Imagine opening a hidden cache of negatives shot before World War II by a young man from Morden, Manitoba who perished during that war. No one has seen these negatives since the youth closed the box that he made for his life’s work and enlisted in 1940 to defend freedom. Enclosed is a world captured by a young Jewish Canadian during the Dirty Thirties. He was Nick Yudell (1916-1943), an RAF pilot who perished during the North African campaign of World War II.

Born in Winnipeg in 1916, Nick Yudell was the youngest of the three children of Nettie Kluner and Alexander Yudluvitz (later Yudell), immigrants from Kiev and Russia. As a Jewish boy of 12, Alex was conscripted by the Czar’s army but escaped from eastern Russia before the Russo-Japanese war, Alex travelled first to Cuba and then New York where he reunited with his fiancé Nettie. They married in 1903, settling in Winnipeg in 1905.

After Nettie died in 1918, with older children at school Alex had to work. He brought Nick to Nettie’s sister Sonia and husband David Rabinovitch in Morden, with nine older children. Moving between Morden and Winnipeg, Nick pursued photography after he received a camera at 12. Attending St. John’s Collegiate in Winnipeg (1931 -1933), Nick’s images capture a sparkling prism of his life.

Nick Yudell’s dramatic photographs span the Jazz Age and the Great Depression. His stunning black and white images pursue a world of glamour and grit. He photographed individuals in their homes, stores in Morden, in Winnipeg’s North End, and on Manitoba farms. Nick created an authentic exchange with people who are fully present, without pretense. His striking portraits anticipate avant-garde art, using double exposures and film noir lighting.

Nick’s passions for photography and flight merged, and he enlisted in 1940. In 1942 he deployed with RAF Squadron 104 from England to North Africa, a pilot and warrants officer. On January 6, 1943, Nick, Squadron Leader Ivan Strutt, and four crew flew their Vickers Wellington II to Tunisia, attacking Rommel’s supply lines. German flak ignited their bomber. All perished.

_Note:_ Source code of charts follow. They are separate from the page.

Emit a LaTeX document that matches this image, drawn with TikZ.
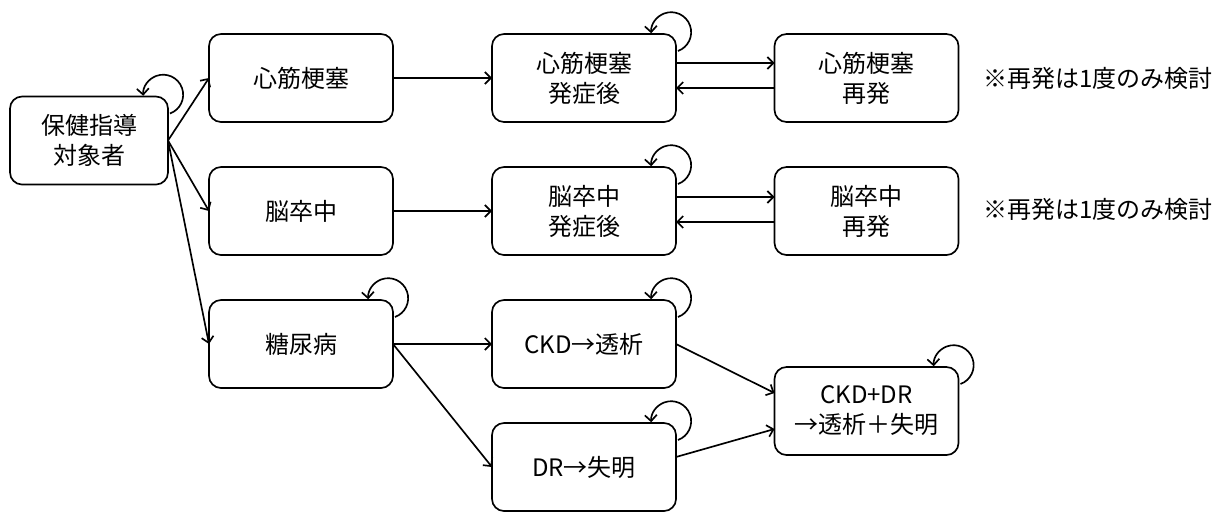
\documentclass[tikz,border=0pt]{standalone}
\usepackage{fontspec}
\setmainfont{Noto Sans CJK JP}
\usetikzlibrary{arrows.meta}
\newcommand\mkloop[1]{\draw[conn] ([shift={(2,17)}]#1.north east) arc[start angle=-70, end angle=183, radius=15pt];}
\begin{document}
\begin{tikzpicture}[x=0.75pt,y=-0.75pt,
  box/.style={draw,rounded corners=9pt,line width=1.25pt,minimum width=138pt,minimum height=66pt,inner sep=0pt,outer sep=0pt,align=center,font=\fontsize{18}{22.5}\selectfont},
  conn/.style={line width=1.25pt,-{Straight Barb[length=4.5pt,width=9pt]}},
  note/.style={anchor=west,inner sep=0pt,font=\fontsize{18}{22.5}\selectfont}]
\useasboundingbox (0,0) rectangle (1218,511);
\node[box,minimum width=118.5pt] (A) at (89,140.5) {保健指導\\対象者};
\node[box] (B) at (301,78) {心筋梗塞};
\node[box] (C) at (584,78) {心筋梗塞\\発症後};
\node[box] (D) at (866.5,78) {心筋梗塞\\再発};
\node[box] (E) at (301,211) {脳卒中};
\node[box] (F) at (584,211) {脳卒中\\発症後};
\node[box] (G) at (866.5,211) {脳卒中\\再発};
\node[box] (H) at (301,344) {糖尿病};
\node[box] (I) at (584,344) {CKD→透析};
\node[box] (J) at (866.5,411) {CKD+DR\\→透析＋失明};
\node[box] (K) at (584,467) {DR→失明};
\node[note] (n1) at (983,78) {※再発は1度のみ検討};
\node[note] (n2) at (983,209) {※再発は1度のみ検討};
\draw[conn] (A.east) -- (B.west);
\draw[conn] (A.east) -- (E.west);
\draw[conn] (A.east) -- (H.west);
\draw[conn] (B.east) -- (C.west);
\draw[conn] ([yshift=11.25pt]C.east) -- ([yshift=11.25pt]D.west);
\draw[conn] ([yshift=-7.5pt]D.west) -- ([yshift=-7.5pt]C.east);
\draw[conn] (E.east) -- (F.west);
\draw[conn] ([yshift=10.5pt]F.east) -- ([yshift=10.5pt]G.west);
\draw[conn] ([yshift=-8.25pt]G.west) -- ([yshift=-8.25pt]F.east);
\draw[conn] (H.east) -- (I.west);
\draw[conn] (H.east) -- (K.west);
\draw[conn] (I.east) -- ([yshift=13.5pt]J.west);
\draw[conn] ([yshift=7.5pt]K.east) -- ([yshift=-13.5pt]J.west);
\mkloop{A}
\mkloop{C}
\mkloop{F}
\mkloop{H}
\mkloop{I}
\mkloop{J}
\mkloop{K}
\end{tikzpicture}
\end{document}
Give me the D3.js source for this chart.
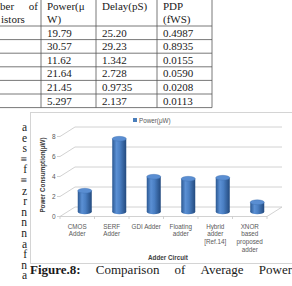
<!DOCTYPE html>
<html>
<head>
<meta charset="utf-8">
<script src="https://cdn.jsdelivr.net/npm/d3@7"></script>
<style>
body { margin: 0; background: #fff; }
svg { display: block; }
</style>
</head>
<body>
<div id="page"></div>
<script>
// table values (cropped page)
var tableHead = [["ber", "of", "istors"], ["Power(\u03bc", "W)"], ["Delay(pS)"], ["PDP", "(fWS)"]];
var powerCol = ["19.79", "30.57", "11.62", "21.64", "21.45", "5.297"];
var delayCol = ["25.20", "29.23", "1.342", "2.728", "0.9735", "2.137"];
var pdpCol = ["0.4987", "0.8935", "0.0155", "0.0590", "0.0208", "0.0113"];

// chart values
var categories = ["CMOS Adder", "SERF Adder", "GDI Adder", "Floating adder", "Hybrid adder [Ref.14]", "XNOR based proposed adder"];
var catLines = [["CMOS", "Adder"], ["SERF", "Adder"], ["GDI Adder"], ["Floating", "adder"], ["Hybrid", "adder", "[Ref.14]"], ["XNOR", "based", "proposed", "adder"]];
var power = [2.1, 7.3, 3.5, 3.3, 3.4, 0.95];
var yTicks = [0, 2, 4, 6, 8];

// bits of the page around the chart
var sideText = ["a", "e", "s", "\u2261", "f", "\u2261", "z", "r", "n", "n", "n", "a", "f", "n", "a"];
var captionWords = ["Figure.8:", "Comparison", "of", "Average", "Power"];

var W = 292, H = 286;
var serif = "'Liberation Serif', 'Times New Roman', serif";
var sans = "'Liberation Sans', Arial, sans-serif";

var svg = d3.select("#page").append("svg")
    .attr("width", W)
    .attr("height", H);

svg.append("rect").attr("width", W).attr("height", H).attr("fill", "#fff");

// ---------- table ----------
var colX = [41, 96, 157, 212];
var headBottom = 26, rowH = 13.6;
var rowLines = d3.range(powerCol.length + 1).map(function (i) { return headBottom + i * rowH; });

var table = svg.append("g").attr("stroke", "#555").attr("stroke-width", 0.8);
table.selectAll(".hl").data(rowLines).enter().append("line")
    .attr("x1", 0).attr("x2", colX[3])
    .attr("y1", function (d) { return d; }).attr("y2", function (d) { return d; });
table.selectAll(".vl").data(colX).enter().append("line")
    .attr("x1", function (d) { return d; }).attr("x2", function (d) { return d; })
    .attr("y1", 0).attr("y2", rowLines[rowLines.length - 1]);

var tt = svg.append("g").attr("font-family", serif).attr("font-size", 11).attr("fill", "#1a1a1a");
// header
tt.append("text").attr("x", 0).attr("y", 10).text(tableHead[0][0]);
tt.append("text").attr("x", 38).attr("y", 10).attr("text-anchor", "end").text(tableHead[0][1]);
tt.append("text").attr("x", 1).attr("y", 23).text(tableHead[0][2]);
[1, 2, 3].forEach(function (c) {
    tableHead[c].forEach(function (s, k) {
        tt.append("text").attr("x", colX[c - 1] + 6).attr("y", 10 + k * 13).text(s);
    });
});
[powerCol, delayCol, pdpCol].forEach(function (col, c) {
    tt.selectAll(".c" + c).data(col).enter().append("text")
        .attr("x", colX[c] + 6)
        .attr("y", function (d, i) { return headBottom + i * rowH + 10.5; })
        .text(function (d) { return d; });
});

// ---------- left column text fragments ----------
svg.append("g").attr("font-family", serif).attr("font-size", 11.5).attr("fill", "#1a1a1a")
    .selectAll("text").data(sideText).enter().append("text")
    .attr("x", 27).attr("text-anchor", "end")
    .attr("y", function (d, i) { return 131 + i * 10.6; })
    .text(function (d) { return d; });

// ---------- chart box ----------
svg.append("rect")
    .attr("x", 30.5).attr("y", 112.5).attr("width", 280).attr("height", 151)
    .attr("fill", "#fff").attr("stroke", "#d4d4d4").attr("stroke-width", 1);

var x = d3.scaleBand().domain(categories).range([60, 267]);
var y = d3.scaleLinear().domain([0, 8]).range([216.5, 136.5]);
var dx = 15, dy = -9.5;
var x0 = x.range()[0], x1 = x.range()[1];

// back wall gridlines with the side-wall diagonal
var grid = svg.append("g").attr("fill", "none").attr("stroke", "#c6c6c6").attr("stroke-width", 0.8);
grid.selectAll("path").data(yTicks).enter().append("path")
    .attr("d", function (t) {
        var yy = y(t);
        return "M" + (x0 - 3) + "," + yy + "L" + x0 + "," + yy +
            "L" + (x0 + dx) + "," + (yy + dy) + "L" + (x1 + dx) + "," + (yy + dy);
    });
// floor front edge and right side
grid.append("path")
    .attr("d", "M" + x0 + "," + y(0) + "L" + x1 + "," + y(0) + "L" + (x1 + dx) + "," + (y(0) + dy));
// category ticks on the front edge
grid.selectAll(".tk").data(d3.range(categories.length + 1)).enter().append("line")
    .attr("x1", function (i) { return x0 + i * x.step(); })
    .attr("x2", function (i) { return x0 + i * x.step(); })
    .attr("y1", y(0)).attr("y2", y(0) + 2.5);

// y tick labels
svg.append("g").attr("font-family", sans).attr("font-size", 6.5).attr("fill", "#595959")
    .selectAll("text").data(yTicks).enter().append("text")
    .attr("x", 55.5).attr("text-anchor", "end")
    .attr("y", function (t) { return y(t) + 2.3; })
    .text(function (t) { return t; });

// y axis title
svg.append("text")
    .attr("transform", "translate(45," + 175 + ") rotate(-90)")
    .attr("text-anchor", "middle")
    .attr("font-family", sans).attr("font-size", 6.3).attr("font-weight", "bold").attr("fill", "#404040")
    .text("Power Consumption(\u03bcW)");

// legend
svg.append("rect").attr("x", 133).attr("y", 118).attr("width", 4).attr("height", 4).attr("fill", "#4a7ebb");
svg.append("text").attr("x", 139).attr("y", 122.5)
    .attr("font-family", sans).attr("font-size", 6.3).attr("fill", "#595959")
    .text("Power(\u03bcW)");

// cylinder bars
var defs = svg.append("defs");
var grad = defs.append("linearGradient").attr("id", "cyl").attr("x1", 0).attr("x2", 1).attr("y1", 0).attr("y2", 0);
grad.append("stop").attr("offset", "0%").attr("stop-color", "#2b5892");
grad.append("stop").attr("offset", "30%").attr("stop-color", "#5b90d4");
grad.append("stop").attr("offset", "55%").attr("stop-color", "#4a7fc3");
grad.append("stop").attr("offset", "100%").attr("stop-color", "#234a7e");

var rx = 7, ry = 2.4;
var bars = svg.append("g").selectAll("g").data(power).enter().append("g")
    .attr("transform", function (d, i) {
        return "translate(" + (x(categories[i]) + x.bandwidth() / 2 + dx / 2) + ",0)";
    });
bars.append("ellipse")
    .attr("cx", 0).attr("cy", y(0) + dy / 2).attr("rx", rx).attr("ry", ry)
    .attr("fill", "url(#cyl)");
bars.append("rect")
    .attr("x", -rx).attr("width", rx * 2)
    .attr("y", function (d) { return y(d) + dy / 2; })
    .attr("height", function (d) { return y(0) - y(d); })
    .attr("fill", "url(#cyl)");
bars.append("ellipse")
    .attr("cx", 0).attr("cy", function (d) { return y(d) + dy / 2; })
    .attr("rx", rx).attr("ry", ry)
    .attr("fill", "#5a8ed2").attr("stroke", "#3f70ae").attr("stroke-width", 0.4);

// category labels
var cl = svg.append("g").attr("font-family", sans).attr("font-size", 6.3).attr("fill", "#595959")
    .attr("text-anchor", "middle");
catLines.forEach(function (lines, i) {
    lines.forEach(function (s, k) {
        cl.append("text")
            .attr("x", x(categories[i]) + x.bandwidth() / 2)
            .attr("y", 228.5 + k * 7.8)
            .text(s);
    });
});

// x axis title
svg.append("text").attr("x", 168).attr("y", 259.5).attr("text-anchor", "middle")
    .attr("font-family", sans).attr("font-size", 6.3).attr("font-weight", "bold").attr("fill", "#404040")
    .text("Adder Circuit");

// caption, justified across the column
var cap = svg.append("g").attr("font-family", serif).attr("font-size", 13).attr("fill", "#1a1a1a");
var capNodes = captionWords.map(function (w, i) {
    return cap.append("text").attr("y", 274).attr("font-weight", i == 0 ? "bold" : "normal").text(w);
});
var widths = capNodes.map(function (n) { return n.node().getComputedTextLength(); });
var capLeft = 30, capRight = 292;
var gap = (capRight - capLeft - d3.sum(widths)) / (captionWords.length - 1);
var cx = capLeft;
capNodes.forEach(function (n, i) {
    n.attr("x", cx);
    cx += widths[i] + gap;
});
</script>
</body>
</html>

Nick was one of some five hundred Jewish Canadian soldiers who died in World War II. Nearly 20,000 Canadian Jews—10 percent of the community–enlisted. In 1940, the RCMP reported, “The Jewish community … has subscribed generously… not because they consider it a ‘Jewish’ war, but because they understand the clear-cut policy of decency versus brute force…” Most stories about Jewish fighters have been lost.

Nick organized his negatives into an archive preserved by his cousin Milton Rabinovitch (1909-2001). Artist and author Celia Rabinovitch created The Lost Expressionist to recognize Nick’s artistic vision and the various communities he touched. Nick Yudell is a lost artist whose images have been brought to life.